• Task to carry out:
Below is a listing to transcribe in full and exactly; keep the pictures out.

-- START --

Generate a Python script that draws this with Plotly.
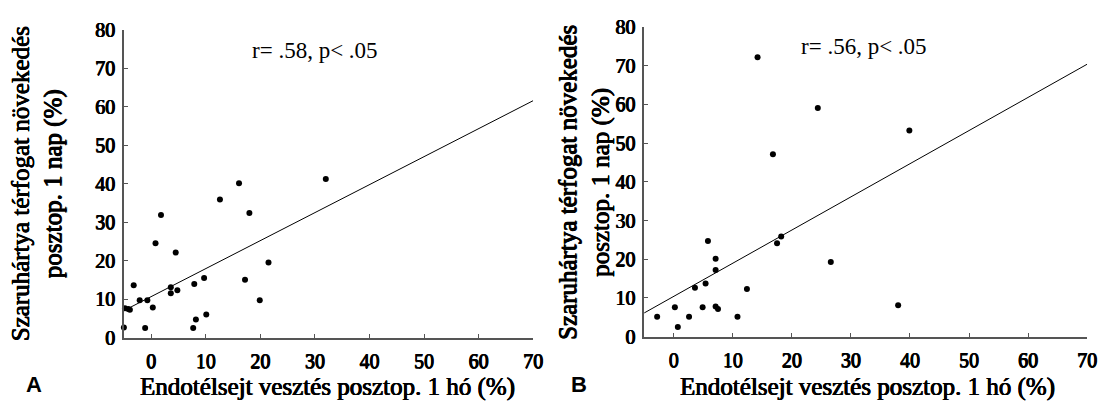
import plotly.graph_objects as go

# Panel A data
a_x = [-4.8, -4.2, -3.9, -5.0, -3.2, -2.1, -0.7, -1.1, 0.3, 0.8, 1.8, 3.6, 3.6, 4.8, 4.5,
       7.7, 8.2, 7.9, 9.7, 10.1, 12.6, 16.1, 18.0, 17.2, 19.9, 21.5, 32.0]
a_y = [7.6, 7.4, 7.2, 2.6, 13.6, 9.7, 9.7, 2.5, 7.8, 24.5, 31.9, 13.1, 11.5, 12.3, 22.1,
       2.5, 4.7, 13.9, 15.5, 6.0, 35.9, 40.1, 32.4, 15.0, 9.7, 19.5, 41.2]
a_fit_x = [-5, 70]
a_fit_y = [7.0, 61.6]

# Panel B data
b_x = [-2.8, 0.2, 0.7, 2.6, 3.6, 4.9, 5.4, 5.8, 7.1, 7.1, 7.1, 7.5, 10.8, 12.4, 17.5, 18.2,
       26.6, 38.0, 14.2, 16.8, 24.4, 39.9]
b_y = [5.1, 7.6, 2.5, 5.1, 12.6, 7.6, 13.7, 24.7, 20.1, 17.2, 7.8, 7.1, 5.1, 12.3, 24.1, 25.9,
       19.3, 8.1, 72.2, 47.1, 59.1, 53.3]
b_fit_x = [-5, 70]
b_fit_y = [6.1, 70.4]

x_ticks = [0, 10, 20, 30, 40, 50, 60, 70]
y_ticks = [0, 10, 20, 30, 40, 50, 60, 70, 80]

x_title = "Endotélsejt vesztés posztop. 1 hó (%)"
y_title = "Szaruhártya térfogat növekedés<br>posztop. 1 nap (%)"
stats = ["r= .58, p< .05", "r= .56, p< .05"]
panel_labels = ["A", "B"]

W, H = 1112, 411
SERIF = "Liberation Serif"
# faux bold via text shadow (bold serif face is not available)
BOLD = "0.6px 0 0 black, -0.3px 0 0 black, 0 0.4px 0 black"

fig = go.Figure()
for xs, ys, fx, fy, xa, ya in [(a_x, a_y, a_fit_x, a_fit_y, "x", "y"),
                               (b_x, b_y, b_fit_x, b_fit_y, "x2", "y2")]:
    fig.add_trace(go.Scatter(x=fx, y=fy, mode="lines", xaxis=xa, yaxis=ya,
                             line=dict(color="black", width=1), showlegend=False,
                             hoverinfo="skip"))
    fig.add_trace(go.Scatter(x=xs, y=ys, mode="markers", xaxis=xa, yaxis=ya,
                             marker=dict(color="black", size=6), cliponaxis=False,
                             showlegend=False))

axis_common = dict(showline=True, linecolor="#555", linewidth=1.5, ticks="inside",
                   ticklen=4, tickcolor="#555", tickwidth=1, showgrid=False, zeroline=False,
                   tickfont=dict(family=SERIF, size=20, color="black", shadow=BOLD))

fig.update_layout(
    width=W, height=H, autosize=False,
    margin=dict(l=0, r=0, t=0, b=0),
    paper_bgcolor="white", plot_bgcolor="white",
    xaxis=dict(domain=[125 / W, 538 / W], range=[-5, 70], tickvals=x_ticks, anchor="y",
               ticklabelstandoff=5, **axis_common),
    yaxis=dict(domain=[(H - 345) / H, (H - 20) / H], range=[0, 80], tickvals=y_ticks, anchor="x",
               ticklabelstandoff=3, **axis_common),
    xaxis2=dict(domain=[650 / W, 1097 / W], range=[-5, 70], tickvals=x_ticks, anchor="y2",
                ticklabelstandoff=5, **axis_common),
    yaxis2=dict(domain=[(H - 344) / H, (H - 17) / H], range=[0, 80], tickvals=y_ticks, anchor="x2",
                ticklabelstandoff=3, **axis_common),
)

def px_x(p):
    return p / W

def px_y(p):
    return (H - p) / H

ann = []
# y titles
for cx, cy in [(37.5, 183), (590, 181)]:
    ann.append(dict(text=y_title, x=px_x(cx), y=px_y(cy), xref="paper", yref="paper",
                    textangle=-90, showarrow=False, xanchor="center", yanchor="middle",
                    font=dict(family=SERIF, size=25, color="black", shadow=BOLD)))
# x titles
for cx in [330, 875]:
    ann.append(dict(text=x_title, x=px_x(cx), y=px_y(397), xref="paper", yref="paper",
                    showarrow=False, xanchor="center", yanchor="middle",
                    font=dict(family=SERIF, size=25, color="black", shadow=BOLD)))
# stats
for txt, cx, cy in [(stats[0], 318, 42), (stats[1], 872, 38)]:
    ann.append(dict(text=txt, x=px_x(cx), y=px_y(cy), xref="paper", yref="paper",
                    showarrow=False, xanchor="center", yanchor="middle",
                    font=dict(family=SERIF, size=23, color="black")))
# panel labels
for lab, cx in zip(panel_labels, [34, 584]):
    ann.append(dict(text="<b>" + lab + "</b>", x=px_x(cx), y=px_y(395), xref="paper", yref="paper",
                    showarrow=False, xanchor="center", yanchor="middle",
                    font=dict(family="Liberation Sans", size=22, color="black")))
fig.update_layout(annotations=ann)

fig.write_html("out.html", config={"displayModeBar": False})
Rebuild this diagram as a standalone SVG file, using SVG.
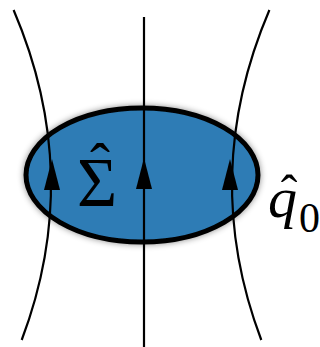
<svg xmlns="http://www.w3.org/2000/svg" width="320" height="347" viewBox="0 0 320 347">
<defs>
<style>
.ln{fill:none;stroke:#000;stroke-width:2.2}
.ar{fill:#000}
.tx{font-family:"Liberation Serif","DejaVu Serif",serif;fill:#000}
</style>
<filter id="sh" x="-20%" y="-20%" width="140%" height="140%">
<feDropShadow dx="0" dy="0" stdDeviation="3" flood-color="#000" flood-opacity="0.45"/>
</filter>
</defs>
<g id="blob">
<ellipse cx="142" cy="175" rx="116" ry="67" fill="#2e7cb5" stroke="#000" stroke-width="5" filter="url(#sh)"/>
</g>
<g id="connectors">
<path class="ln" d="M13.6,10 Q84.1,175 21.7,340"/>
<path class="ln" d="M144,17 L144,347"/>
<path class="ln" d="M269.4,10 Q198.9,175 261.3,340"/>
<polygon class="ar" points="52,159 44,190 60,190"/>
<polygon class="ar" points="144,158 136,189 152,189"/>
<polygon class="ar" points="230,159 222,190 238,190"/>
</g>
<g id="labels">
<text class="tx" x="77" y="206" font-size="69">Σ<tspan x="100" y="184" font-size="60" text-anchor="middle">ˆ</tspan></text>
<text class="tx" x="268" y="217" font-size="58"><tspan font-style="italic">q</tspan><tspan x="289" y="210" font-size="50" text-anchor="middle">ˆ</tspan><tspan x="299" y="232" font-size="42">0</tspan></text>
</g>
</svg>
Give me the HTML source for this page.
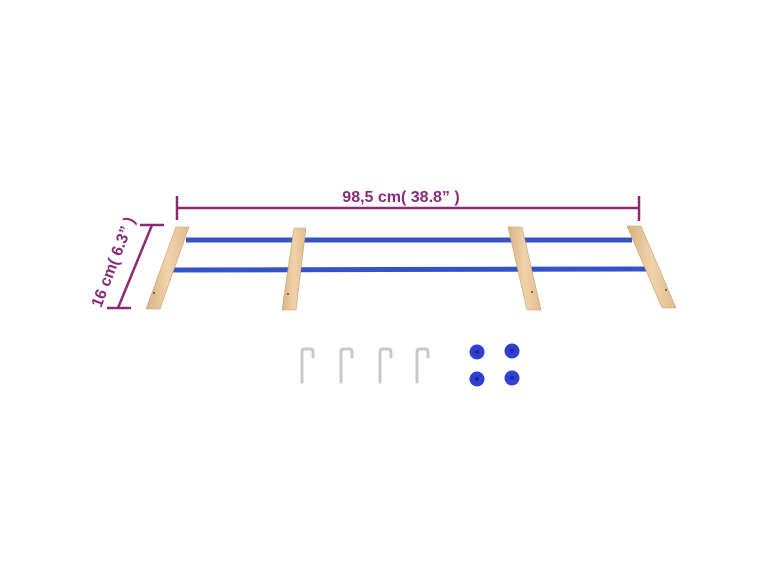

-- END --

• Exercise answer:
Generate a Python script that draws this with Plotly.
import plotly.graph_objects as go

# Panel A data
a_x = [-4.8, -4.2, -3.9, -5.0, -3.2, -2.1, -0.7, -1.1, 0.3, 0.8, 1.8, 3.6, 3.6, 4.8, 4.5,
       7.7, 8.2, 7.9, 9.7, 10.1, 12.6, 16.1, 18.0, 17.2, 19.9, 21.5, 32.0]
a_y = [7.6, 7.4, 7.2, 2.6, 13.6, 9.7, 9.7, 2.5, 7.8, 24.5, 31.9, 13.1, 11.5, 12.3, 22.1,
       2.5, 4.7, 13.9, 15.5, 6.0, 35.9, 40.1, 32.4, 15.0, 9.7, 19.5, 41.2]
a_fit_x = [-5, 70]
a_fit_y = [7.0, 61.6]

# Panel B data
b_x = [-2.8, 0.2, 0.7, 2.6, 3.6, 4.9, 5.4, 5.8, 7.1, 7.1, 7.1, 7.5, 10.8, 12.4, 17.5, 18.2,
       26.6, 38.0, 14.2, 16.8, 24.4, 39.9]
b_y = [5.1, 7.6, 2.5, 5.1, 12.6, 7.6, 13.7, 24.7, 20.1, 17.2, 7.8, 7.1, 5.1, 12.3, 24.1, 25.9,
       19.3, 8.1, 72.2, 47.1, 59.1, 53.3]
b_fit_x = [-5, 70]
b_fit_y = [6.1, 70.4]

x_ticks = [0, 10, 20, 30, 40, 50, 60, 70]
y_ticks = [0, 10, 20, 30, 40, 50, 60, 70, 80]

x_title = "Endotélsejt vesztés posztop. 1 hó (%)"
y_title = "Szaruhártya térfogat növekedés<br>posztop. 1 nap (%)"
stats = ["r= .58, p< .05", "r= .56, p< .05"]
panel_labels = ["A", "B"]

W, H = 1112, 411
SERIF = "Liberation Serif"
# faux bold via text shadow (bold serif face is not available)
BOLD = "0.6px 0 0 black, -0.3px 0 0 black, 0 0.4px 0 black"

fig = go.Figure()
for xs, ys, fx, fy, xa, ya in [(a_x, a_y, a_fit_x, a_fit_y, "x", "y"),
                               (b_x, b_y, b_fit_x, b_fit_y, "x2", "y2")]:
    fig.add_trace(go.Scatter(x=fx, y=fy, mode="lines", xaxis=xa, yaxis=ya,
                             line=dict(color="black", width=1), showlegend=False,
                             hoverinfo="skip"))
    fig.add_trace(go.Scatter(x=xs, y=ys, mode="markers", xaxis=xa, yaxis=ya,
                             marker=dict(color="black", size=6), cliponaxis=False,
                             showlegend=False))

axis_common = dict(showline=True, linecolor="#555", linewidth=1.5, ticks="inside",
                   ticklen=4, tickcolor="#555", tickwidth=1, showgrid=False, zeroline=False,
                   tickfont=dict(family=SERIF, size=20, color="black", shadow=BOLD))

fig.update_layout(
    width=W, height=H, autosize=False,
    margin=dict(l=0, r=0, t=0, b=0),
    paper_bgcolor="white", plot_bgcolor="white",
    xaxis=dict(domain=[125 / W, 538 / W], range=[-5, 70], tickvals=x_ticks, anchor="y",
               ticklabelstandoff=5, **axis_common),
    yaxis=dict(domain=[(H - 345) / H, (H - 20) / H], range=[0, 80], tickvals=y_ticks, anchor="x",
               ticklabelstandoff=3, **axis_common),
    xaxis2=dict(domain=[650 / W, 1097 / W], range=[-5, 70], tickvals=x_ticks, anchor="y2",
                ticklabelstandoff=5, **axis_common),
    yaxis2=dict(domain=[(H - 344) / H, (H - 17) / H], range=[0, 80], tickvals=y_ticks, anchor="x2",
                ticklabelstandoff=3, **axis_common),
)

def px_x(p):
    return p / W

def px_y(p):
    return (H - p) / H

ann = []
# y titles
for cx, cy in [(37.5, 183), (590, 181)]:
    ann.append(dict(text=y_title, x=px_x(cx), y=px_y(cy), xref="paper", yref="paper",
                    textangle=-90, showarrow=False, xanchor="center", yanchor="middle",
                    font=dict(family=SERIF, size=25, color="black", shadow=BOLD)))
# x titles
for cx in [330, 875]:
    ann.append(dict(text=x_title, x=px_x(cx), y=px_y(397), xref="paper", yref="paper",
                    showarrow=False, xanchor="center", yanchor="middle",
                    font=dict(family=SERIF, size=25, color="black", shadow=BOLD)))
# stats
for txt, cx, cy in [(stats[0], 318, 42), (stats[1], 872, 38)]:
    ann.append(dict(text=txt, x=px_x(cx), y=px_y(cy), xref="paper", yref="paper",
                    showarrow=False, xanchor="center", yanchor="middle",
                    font=dict(family=SERIF, size=23, color="black")))
# panel labels
for lab, cx in zip(panel_labels, [34, 584]):
    ann.append(dict(text="<b>" + lab + "</b>", x=px_x(cx), y=px_y(395), xref="paper", yref="paper",
                    showarrow=False, xanchor="center", yanchor="middle",
                    font=dict(family="Liberation Sans", size=22, color="black")))
fig.update_layout(annotations=ann)

fig.write_html("out.html", config={"displayModeBar": False})
Rebuild this diagram as a standalone SVG file, using SVG.
<svg xmlns="http://www.w3.org/2000/svg" width="320" height="347" viewBox="0 0 320 347">
<defs>
<style>
.ln{fill:none;stroke:#000;stroke-width:2.2}
.ar{fill:#000}
.tx{font-family:"Liberation Serif","DejaVu Serif",serif;fill:#000}
</style>
<filter id="sh" x="-20%" y="-20%" width="140%" height="140%">
<feDropShadow dx="0" dy="0" stdDeviation="3" flood-color="#000" flood-opacity="0.45"/>
</filter>
</defs>
<g id="blob">
<ellipse cx="142" cy="175" rx="116" ry="67" fill="#2e7cb5" stroke="#000" stroke-width="5" filter="url(#sh)"/>
</g>
<g id="connectors">
<path class="ln" d="M13.6,10 Q84.1,175 21.7,340"/>
<path class="ln" d="M144,17 L144,347"/>
<path class="ln" d="M269.4,10 Q198.9,175 261.3,340"/>
<polygon class="ar" points="52,159 44,190 60,190"/>
<polygon class="ar" points="144,158 136,189 152,189"/>
<polygon class="ar" points="230,159 222,190 238,190"/>
</g>
<g id="labels">
<text class="tx" x="77" y="206" font-size="69">Σ<tspan x="100" y="184" font-size="60" text-anchor="middle">ˆ</tspan></text>
<text class="tx" x="268" y="217" font-size="58"><tspan font-style="italic">q</tspan><tspan x="289" y="210" font-size="50" text-anchor="middle">ˆ</tspan><tspan x="299" y="232" font-size="42">0</tspan></text>
</g>
</svg>
Give me the HTML source for this page.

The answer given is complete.